You are fed a narrative. There are people actively working against capitalism that will try to craft a narrative at every turn. Think critically about what you just said:
CEO-to-worker pay ratio has gone from 20:1 to 300:1 in top firms in the US. That last part is very important. The evaluation of those companies has increased as has the average number of employees. The CEO of Walmart needs much better skills compared to the CEO of a corner store. Walmart has over 2 million employees nowadays and they have a revenue of $500 billion. On the other hand, the skills and responsibility required from a clerk at Walmart are similar to the responsibilities and skills of a clerk at the corner store.
>Something reasonable needs to give here,
People need to stop buying into a narrative.
>and the answer isn't everybody becoming a CEO.
The reason he brought up everybody becoming a CEO is because the job of a CEO of these top companies is very difficult. You need very skilled people that are also very positive towards the company, because even the smallest mistakes by them can make the company suffer a lot of losses.

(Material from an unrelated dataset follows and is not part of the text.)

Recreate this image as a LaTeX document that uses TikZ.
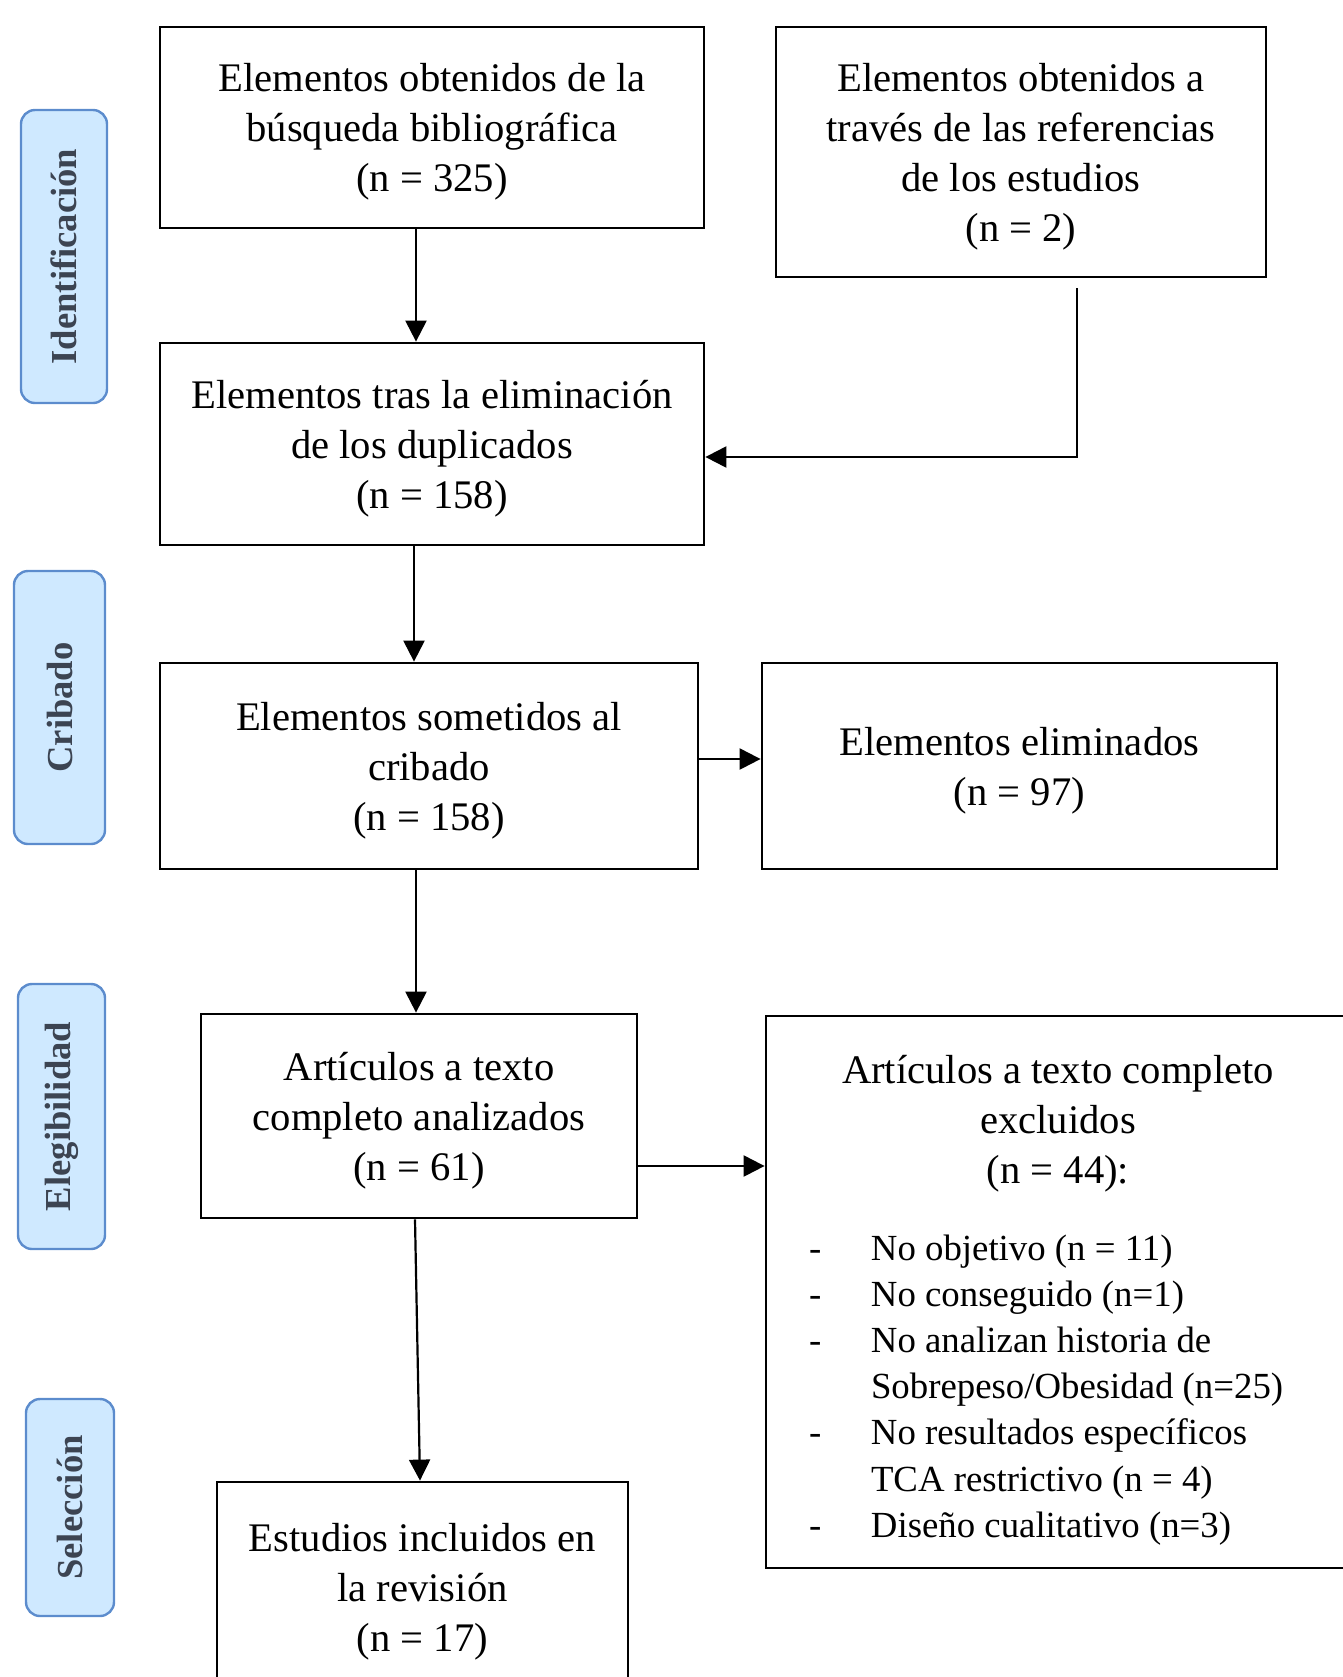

> Remember that CEOs making less wont result in employees making more
As long as employees making less (and being made to mean less) mean CEOs making more, you are right. But it doesn't have to be that way. It really doesn't, but it requires realigning incentives among many other things.
He's saying that everybody can run their own business. If it's so easy as people try to make it out to be, then why doesn't everybody do it? The answer is that it is too difficult. He's trying to make people realize why these top CEOs are paid so much.
Wealth and earnings inequality is a serious issue in this modern world and it's ridiculous, some people are more efficient than other people, nobody is 100x more efficient than anyone else. Take an arbitrary dude off the street and give them the experience of a CEO and I bet you that substituting him in would at most lose the company 40% of growth/whatever.